A story that cannot be told enough in Allen County right now is the success it is having in moving people off the food stamp rolls and into the work force.
Roughly 1,000 Allen County households have been removed from the Supplemental Nutrition Assistance Program (SNAP) in the last three years, thanks to the combined efforts of the private sector and government agencies.
Around 1,600 jobs were listed on the Ohio Means Jobs website this month in Lima for low-income SNAP eligible individuals. The Allen County Department of Job and Family Services has tapped into the uptick in employee demand, moving individuals into working positions, which in turn, can bring them out of SNAP eligibility.
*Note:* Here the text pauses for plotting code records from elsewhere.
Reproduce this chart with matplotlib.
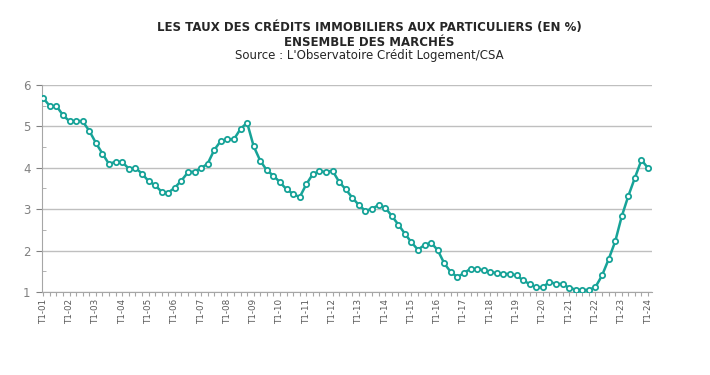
import numpy as np
import matplotlib.pyplot as plt
from matplotlib.ticker import MultipleLocator

years = list(range(2001, 2025))
tick_labels = ['T1-%02d' % (y % 100) for y in years]

rates = [
    5.68, 5.49, 5.49, 5.27,
    5.12, 5.14, 5.12, 4.89,
    4.60, 4.34, 4.09, 4.15,
    4.14, 3.98, 4.00, 3.86,
    3.68, 3.58, 3.42, 3.40,
    3.52, 3.69, 3.89, 3.91,
    3.99, 4.10, 4.43, 4.65,
    4.69, 4.69, 4.94, 5.09,
    4.52, 4.17, 3.94, 3.81,
    3.65, 3.48, 3.37, 3.29,
    3.60, 3.85, 3.92, 3.90,
    3.93, 3.66, 3.48, 3.28,
    3.10, 2.96, 3.01, 3.10,
    3.04, 2.84, 2.63, 2.41,
    2.20, 2.02, 2.14, 2.19,
    2.01, 1.69, 1.48, 1.36,
    1.46, 1.56, 1.56, 1.52,
    1.48, 1.46, 1.43, 1.44,
    1.40, 1.28, 1.19, 1.11,
    1.12, 1.24, 1.20, 1.19,
    1.10, 1.06, 1.05, 1.05,
    1.12, 1.40, 1.79, 2.22,
    2.83, 3.32, 3.76, 4.19,
    3.99,
]

teal = '#17a398'
grey = '#a6a6a6'
x = np.arange(len(rates))

fig = plt.figure(figsize=(7.1, 3.75), dpi=100)
ax = fig.add_axes([41.7 / 710, 1 - 292 / 375, (652 - 41.7) / 710, (292 - 85) / 375])

ax.plot(x, rates, color=teal, lw=1.8, marker='o', ms=3.8, mfc='white',
        mec=teal, mew=1.3, zorder=3)

ax.set_xlim(-0.25, 92.6)
ax.set_ylim(1, 6)
ax.set_xticks(np.arange(0, len(rates), 4))
ax.set_xticklabels(tick_labels, rotation=90, fontsize=6.3, color='#595959')
ax.xaxis.set_minor_locator(MultipleLocator(1))
ax.yaxis.set_major_locator(MultipleLocator(1))
ax.yaxis.set_minor_locator(MultipleLocator(0.5))
ax.tick_params(axis='y', labelsize=8.5, colors='#808080', length=4, width=0.8, pad=4)
ax.tick_params(axis='y', which='minor', length=3, color=grey, direction='in')
ax.tick_params(axis='x', which='both', length=3, color=grey, width=0.8, pad=2)
ax.tick_params(axis='x', which='major', labelcolor='#595959')

ax.grid(axis='y', color='#bfbfbf', lw=1)
ax.set_axisbelow(True)
for s in ['top', 'right']:
    ax.spines[s].set_visible(False)
for s in ['left', 'bottom']:
    ax.spines[s].set_color(grey)

fig.text(0.52, 1 - 28 / 375, "LES TAUX DES CRÉDITS IMMOBILIERS AUX PARTICULIERS (EN %)",
         ha='center', va='center', fontsize=8.5, fontweight='bold', color='#262626')
fig.text(0.52, 1 - 42 / 375, "ENSEMBLE DES MARCHÉS",
         ha='center', va='center', fontsize=8.5, fontweight='bold', color='#262626')
fig.text(0.52, 1 - 56 / 375, "Source : L'Observatoire Crédit Logement/CSA",
         ha='center', va='center', fontsize=8.5, color='#262626')

fig.savefig('out.png', dpi=100)
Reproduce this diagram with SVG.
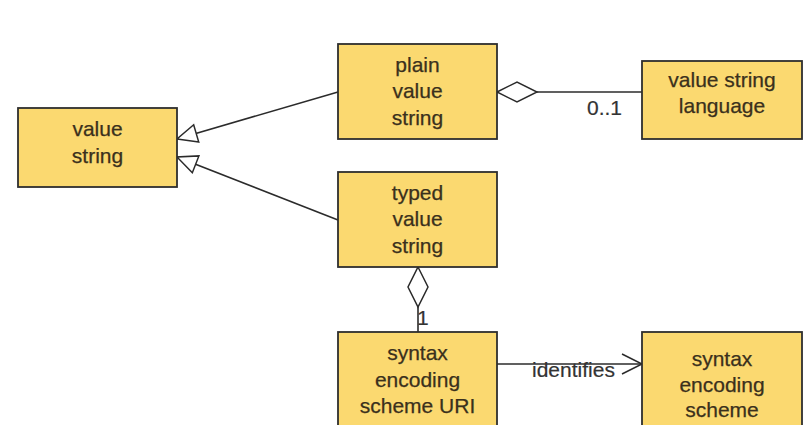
<svg xmlns="http://www.w3.org/2000/svg" width="808" height="425" viewBox="0 0 808 425">
  <style>
    .box { fill: #fbd970; stroke: #2e2e2e; stroke-width: 1.8; }
    .lbl { font-family: "Liberation Sans", Arial, sans-serif; font-size: 21px; fill: #3a301c; stroke: #3a301c; stroke-width: 0.25; text-anchor: middle; }
    .note { font-family: "Liberation Sans", Arial, sans-serif; font-size: 21px; fill: #333333; stroke: #333333; stroke-width: 0.2; }
    .edge { fill: none; stroke: #2b2b2b; stroke-width: 1.6; }
  </style>
  <defs>
    <!-- hollow triangle for generalization -->
    <marker id="gen" markerUnits="userSpaceOnUse" markerWidth="24" markerHeight="24" viewBox="-2 -11 24 22" refX="20" refY="0" orient="auto">
      <path d="M0,-9 L20,0 L0,9 Z" fill="#ffffff" stroke="#2b2b2b" stroke-width="1.5"/>
    </marker>
    <!-- hollow diamond for aggregation -->
    <marker id="agg" markerUnits="userSpaceOnUse" markerWidth="44" markerHeight="24" viewBox="-2 -12 44 24" refX="0" refY="0" orient="auto">
      <path d="M0,0 L20,-10 L40,0 L20,10 Z" fill="#ffffff" stroke="#2b2b2b" stroke-width="1.5"/>
    </marker>
    <!-- open arrowhead for navigable association -->
    <marker id="open" markerUnits="userSpaceOnUse" markerWidth="24" markerHeight="26" viewBox="-22 -12 24 24" refX="0" refY="0" orient="auto">
      <path d="M-20,-10 L0,0 L-20,10" fill="none" stroke="#2b2b2b" stroke-width="1.5"/>
    </marker>
  </defs>

  <g id="connectors">
    <path class="edge" d="M338,92 L177,139" marker-end="url(#gen)"/>
    <path class="edge" d="M338,220 L177,157" marker-end="url(#gen)"/>
    <path class="edge" d="M497,92 L642,92" marker-start="url(#agg)"/>
    <text class="note" x="587" y="115">0..1</text>
    <path class="edge" d="M418,267 L418,332" marker-start="url(#agg)"/>
    <text class="note" x="417" y="325">1</text>
    <path class="edge" d="M497,364 L642,364" marker-end="url(#open)"/>
    <text class="note" x="532" y="377">identifies</text>
  </g>

  <g id="value-string">
    <rect class="box" x="18" y="108" width="159" height="79"/>
    <text class="lbl" x="97.5" y="136">value</text>
    <text class="lbl" x="97.5" y="163">string</text>
  </g>

  <g id="plain-value-string">
    <rect class="box" x="338" y="44" width="159" height="95"/>
    <text class="lbl" x="417.5" y="72">plain</text>
    <text class="lbl" x="417.5" y="98">value</text>
    <text class="lbl" x="417.5" y="125">string</text>
  </g>

  <g id="value-string-language">
    <rect class="box" x="642" y="61" width="160" height="78"/>
    <text class="lbl" x="722" y="87">value string</text>
    <text class="lbl" x="722" y="113">language</text>
  </g>

  <g id="typed-value-string">
    <rect class="box" x="338" y="172" width="159" height="95"/>
    <text class="lbl" x="417.5" y="200">typed</text>
    <text class="lbl" x="417.5" y="226">value</text>
    <text class="lbl" x="417.5" y="253">string</text>
  </g>

  <g id="syntax-encoding-scheme-uri">
    <rect class="box" x="338" y="332" width="159" height="110"/>
    <text class="lbl" x="417.5" y="360">syntax</text>
    <text class="lbl" x="417.5" y="387">encoding</text>
    <text class="lbl" x="417.5" y="413">scheme URI</text>
  </g>

  <g id="syntax-encoding-scheme">
    <rect class="box" x="642" y="332" width="160" height="110"/>
    <text class="lbl" x="722" y="366">syntax</text>
    <text class="lbl" x="722" y="392">encoding</text>
    <text class="lbl" x="722" y="417">scheme</text>
  </g>
</svg>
“Once you’re on (the eligibility list), we try to find a position through Ohio Means Jobs, and local businesses have been great at providing opportunities for them to segue into those positions,” said Joe Patton, who brings a unique background to his job as director of the local Job and Family Services agency. Prior to heading up the agency, Patton led the Ohio Means Jobs efforts in the region.
Three years ago the number of households eligible for SNAP peaked at 7,800 households. As of December 2017, 6,000 households in Allen County qualify for SNAP.
The high number of jobs available also means those categorized as Able-Bodied Adults Without Dependants (ABAWDs) don’t have the option to waive the work requirement of SNAP in order to receive benefits.
That’s caught the eye of Columbus-based think-tank Greater Ohio Policy Center, which has been digging through Allen County statistics and creating potential policy recommendations for the Ohio legislature.
The end result of a low unemployment rate, economic growth and less reliance on tax-assisted programs like SNAP is a success story worth analyzing.